• What the task requires: Please write out the lines of the data exactly, beginning with the first and ending with the line containing "const BAR_PCT = 0.67;"; leave the pictures behind.

• Data supplied:
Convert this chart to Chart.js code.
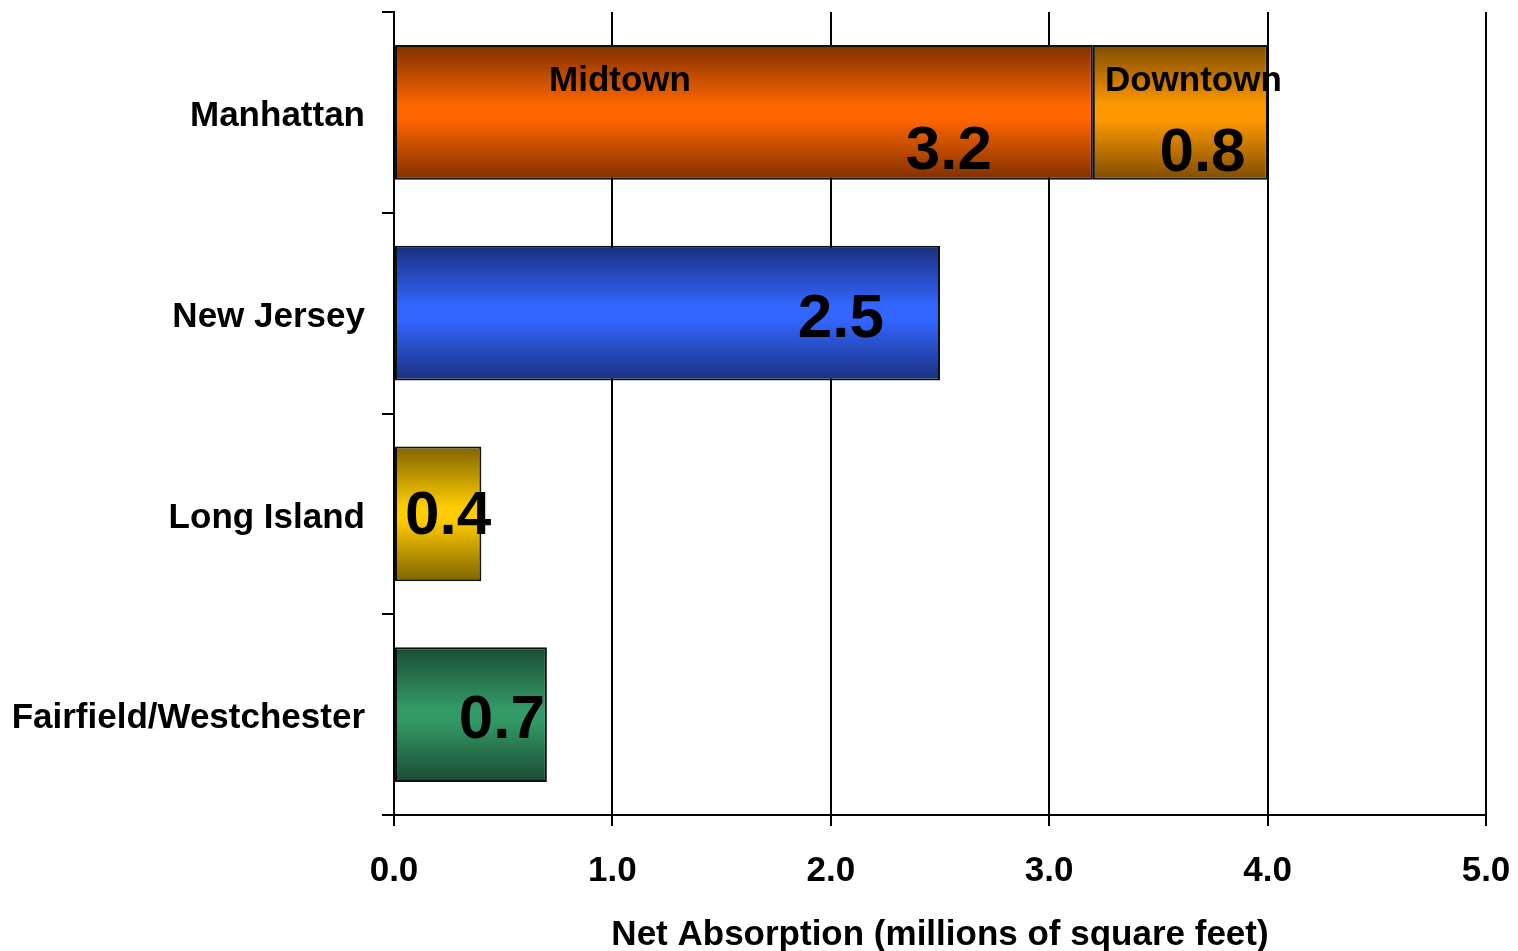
<!DOCTYPE html>
<html>
<head>
<meta charset="utf-8">
<title>Net Absorption</title>
<script src="https://cdn.jsdelivr.net/npm/chart.js@4.4.1/dist/chart.umd.min.js"></script>
<style>
  html, body { margin: 0; padding: 0; background: #fff; }
  canvas { display: block; }
</style>
</head>
<body>
<canvas id="absorptionChart" width="1518" height="951"></canvas>
<script>
// Net absorption by market, millions of square feet
const regions = ['Manhattan', 'New Jersey', 'Long Island', 'Fairfield/Westchester'];
const mainValues = [3.2, 2.5, 0.4, 0.7];        // Manhattan here is Midtown
const downtownValues = [0.8, null, null, null];  // only Manhattan has a Downtown part
const xTicks = [0, 1, 2, 3, 4, 5];

const FONT = '"Liberation Sans", Arial, Helvetica, sans-serif';
const BAR_PCT = 0.67;

// [edge, middle] colours of the vertical shading
const mainShades = [
  ['#7f3000', '#ff6600'],
  ['#1a307f', '#3366ff'],
  ['#806400', '#ffcc00'],
  ['#1a4c32', '#339966']
];
const downtownShade = ['#7f4c00', '#ff9900'];

const shade = (context, colors) => {
  const chart = context.chart;
  const y = chart.scales.y;
  if (!chart.chartArea || !y) return colors[1];
  const cy = y.getPixelForValue(context.dataIndex);
  const half = (y.height / regions.length) * BAR_PCT / 2;
  const g = chart.ctx.createLinearGradient(0, cy - half, 0, cy + half);
  g.addColorStop(0, colors[0]);
  g.addColorStop(0.45, colors[1]);
  g.addColorStop(0.55, colors[1]);
  g.addColorStop(1, colors[0]);
  return g;
};

// text drawn on the bars: which bar, what text, where relative to it
const barTexts = [
  { ds: 0, i: 0, text: 'Midtown', size: 35, from: 'start', dx: 154, dy: -31, align: 'left' },
  { ds: 1, i: 0, text: 'Downtown', size: 35, from: 'start', dx: 12, dy: -31, align: 'left' },
  { ds: 0, i: 0, value: true, size: 62, from: 'end', dx: -101, dy: 40, align: 'right' },
  { ds: 1, i: 0, value: true, size: 62, from: 'end', dx: -22, dy: 42, align: 'right' },
  { ds: 0, i: 1, value: true, size: 62, from: 'end', dx: -56, dy: 7, align: 'right' },
  { ds: 0, i: 2, value: true, size: 62, from: 'start', dx: 10, dy: 3, align: 'left' },
  { ds: 0, i: 3, value: true, size: 62, from: 'end', dx: -2, dy: 6, align: 'right' }
];

const barTextPlugin = {
  id: 'barText',
  afterDatasetsDraw(chart) {
    const ctx = chart.ctx;
    ctx.save();
    ctx.fillStyle = '#000';
    ctx.textBaseline = 'middle';
    barTexts.forEach(t => {
      const bar = chart.getDatasetMeta(t.ds).data[t.i];
      if (!bar) return;
      const x = (t.from === 'end' ? bar.x : bar.base) + t.dx;
      const value = chart.data.datasets[t.ds].data[t.i];
      ctx.font = 'bold ' + t.size + 'px ' + FONT;
      ctx.textAlign = t.align;
      ctx.fillText(t.value ? value.toFixed(1) : t.text, x, bar.y + t.dy);
    });
    ctx.restore();
  }
};

new Chart(document.getElementById('absorptionChart'), {
  type: 'bar',
  data: {
    labels: regions,
    datasets: [
      {
        label: 'Midtown',
        data: mainValues,
        backgroundColor: c => shade(c, mainShades[c.dataIndex]),
        borderColor: '#111',
        borderWidth: 2,
        borderSkipped: false
      },
      {
        label: 'Downtown',
        data: downtownValues,
        backgroundColor: c => shade(c, downtownShade),
        borderColor: '#111',
        borderWidth: 2,
        borderSkipped: false
      }
    ]
  },
  options: {
    indexAxis: 'y',
    responsive: false,
    animation: false,
    barPercentage: BAR_PCT,
    categoryPercentage: 1,
    layout: { padding: { top: 12, right: 32, left: 0, bottom: 0 } },
    plugins: {
      legend: { display: false },
      tooltip: { enabled: false }
    },
    scales: {
      x: {
        stacked: true,
        min: 0,
        max: 5,
        afterBuildTicks: scale => { scale.ticks = xTicks.map(v => ({ value: v })); },
        afterFit: scale => {
          scale.height = 136;
          scale.paddingLeft = 0;
          scale.paddingRight = 0;
        },
        ticks: {
          color: '#000',
          font: { family: FONT, size: 35, weight: 'bold' },
          padding: 24,
          maxRotation: 0,
          callback: v => Number(v).toFixed(1)
        },
        grid: { color: '#000', lineWidth: 2, tickLength: 11 },
        border: { color: '#000', width: 2 },
        title: {
          display: true,
          text: 'Net Absorption (millions of square feet)',
          color: '#000',
          font: { family: FONT, size: 35, weight: 'bold', lineHeight: 0.9 },
          padding: { top: 0, bottom: 0 }
        }
      },
      y: {
        stacked: true,
        afterFit: scale => {
          scale.width = 394;
          scale.paddingTop = 0;
          scale.paddingBottom = 0;
        },
        ticks: {
          color: '#000',
          font: { family: FONT, size: 35, weight: 'bold' },
          padding: 17,
          labelOffset: 4
        },
        grid: { offset: true, drawOnChartArea: false, color: '#000', lineWidth: 2, tickLength: 12 },
        border: { color: '#000', width: 2 }
      }
    }
  },
  plugins: [barTextPlugin]
});
</script>
</body>
</html>
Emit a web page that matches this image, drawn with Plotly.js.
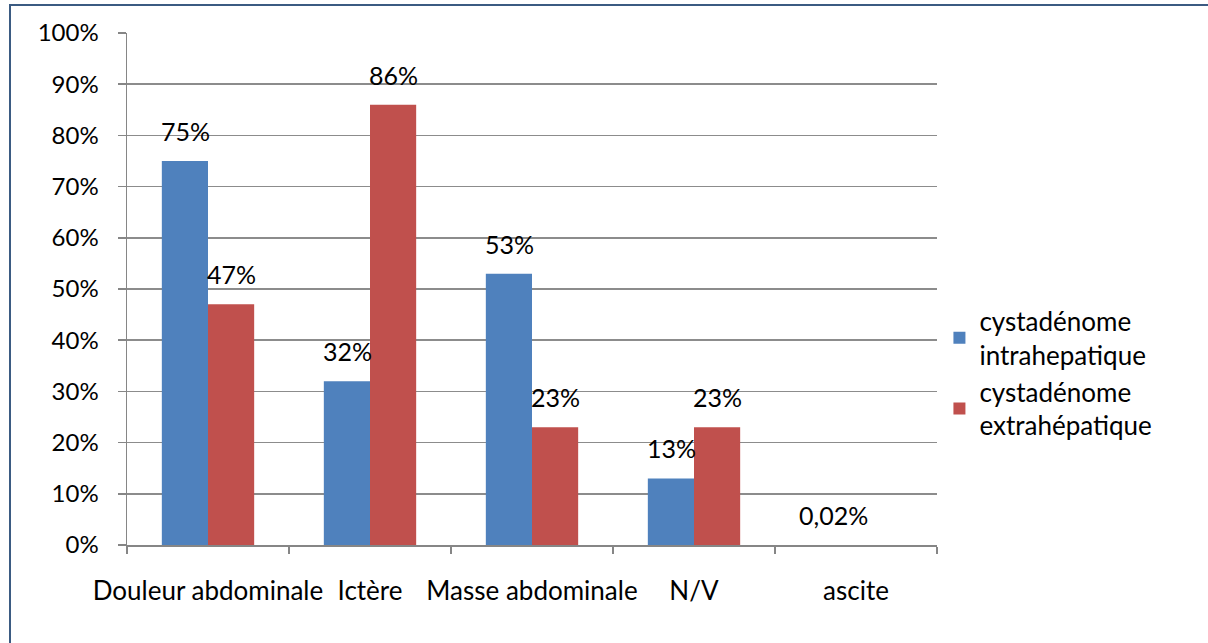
<!DOCTYPE html>
<html>
<head>
<meta charset="utf-8">
<script src="https://cdn.plot.ly/plotly-3.0.1.min.js"></script>
<style>
  html, body { margin: 0; padding: 0; background: #fff; }
  #frame { position: absolute; left: 9px; top: 4px; width: 1210px; height: 650px;
           border-top: 2px solid #3b5b82; border-left: 2px solid #3b5b82; box-sizing: border-box; pointer-events: none; z-index: 5; }
  #chart { position: absolute; left: 0; top: 0; width: 1208px; height: 643px; }
</style>
</head>
<body>
<div id="chart"></div>
<div id="frame"></div>
<script>
const categories = ["Douleur abdominale", "Ictère", "Masse abdominale", "N/V", "ascite"];
const intraName = "cystadénome<br>intrahepatique";
const extraName = "cystadénome<br>extrahépatique";
const intraValues = [75, 32, 53, 13, 0.02];
const extraValues = [47, 86, 23, 23, null];
const yTickVals = [0, 10, 20, 30, 40, 50, 60, 70, 80, 90, 100];
const yTickText = ["0%", "10%", "20%", "30%", "40%", "50%", "60%", "70%", "80%", "90%", "100%"];

const FONT = "Lato, 'Open Sans', sans-serif";
const fmt = v => String(v).replace(".", ",") + "%";

const traces = [
  { type: "bar", name: intraName, x: categories, y: intraValues,
    marker: { color: "#4F81BD" }, hoverinfo: "skip" },
  { type: "bar", name: extraName, x: categories, y: extraValues,
    marker: { color: "#C0504D" }, hoverinfo: "skip" }
];

const annotations = [];
intraValues.forEach((v, i) => {
  if (v !== null) annotations.push({ x: categories[i], y: v, xref: "x", yref: "y", text: fmt(v),
    showarrow: false, xshift: -23, yshift: 30, font: { family: FONT, size: 25, color: "#000" } });
});
extraValues.forEach((v, i) => {
  if (v !== null) annotations.push({ x: categories[i], y: v, xref: "x", yref: "y", text: fmt(v),
    showarrow: false, xshift: 23, yshift: 30, font: { family: FONT, size: 25, color: "#000" } });
});

const layout = {
  width: 1208, height: 643,
  margin: { l: 127, r: 271, t: 33, b: 98 },
  paper_bgcolor: "#fff", plot_bgcolor: "#fff",
  font: { family: FONT, size: 24, color: "#000" },
  barmode: "group", bargap: 0.43, bargroupgap: 0,
  showlegend: true,
  legend: { x: 1.003, xanchor: "left", y: 0.335, yanchor: "middle",
    font: { family: FONT, size: 26, color: "#000" }, tracegroupgap: 12,
    itemwidth: 30, bgcolor: "rgba(0,0,0,0)" },
  xaxis: { type: "category", showline: true, linecolor: "#868686", linewidth: 2,
    ticks: "outside", tickson: "boundaries", ticklen: 7, tickcolor: "#868686", tickwidth: 1.5,
    showgrid: false, ticklabelstandoff: 22, tickangle: 0, fixedrange: true,
    tickfont: { family: FONT, size: 26, color: "#000" } },
  yaxis: { range: [0, 100], tickvals: yTickVals, ticktext: yTickText,
    showline: true, linecolor: "#868686", linewidth: 1.5,
    ticks: "outside", ticklen: 8, tickcolor: "#868686", tickwidth: 1.5,
    showgrid: true, gridcolor: "#8c8c8c", gridwidth: 1.5, zeroline: false,
    ticklabelstandoff: 14, fixedrange: true,
    tickfont: { family: FONT, size: 24, color: "#000" } },
  annotations: annotations
};

Plotly.newPlot("chart", traces, layout, { displayModeBar: false, staticPlot: true });
</script>
</body>
</html>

• Completed task:
Convert this chart to Chart.js code.
<!DOCTYPE html>
<html>
<head>
<meta charset="utf-8">
<title>Net Absorption</title>
<script src="https://cdn.jsdelivr.net/npm/chart.js@4.4.1/dist/chart.umd.min.js"></script>
<style>
  html, body { margin: 0; padding: 0; background: #fff; }
  canvas { display: block; }
</style>
</head>
<body>
<canvas id="absorptionChart" width="1518" height="951"></canvas>
<script>
// Net absorption by market, millions of square feet
const regions = ['Manhattan', 'New Jersey', 'Long Island', 'Fairfield/Westchester'];
const mainValues = [3.2, 2.5, 0.4, 0.7];        // Manhattan here is Midtown
const downtownValues = [0.8, null, null, null];  // only Manhattan has a Downtown part
const xTicks = [0, 1, 2, 3, 4, 5];

const FONT = '"Liberation Sans", Arial, Helvetica, sans-serif';
const BAR_PCT = 0.67;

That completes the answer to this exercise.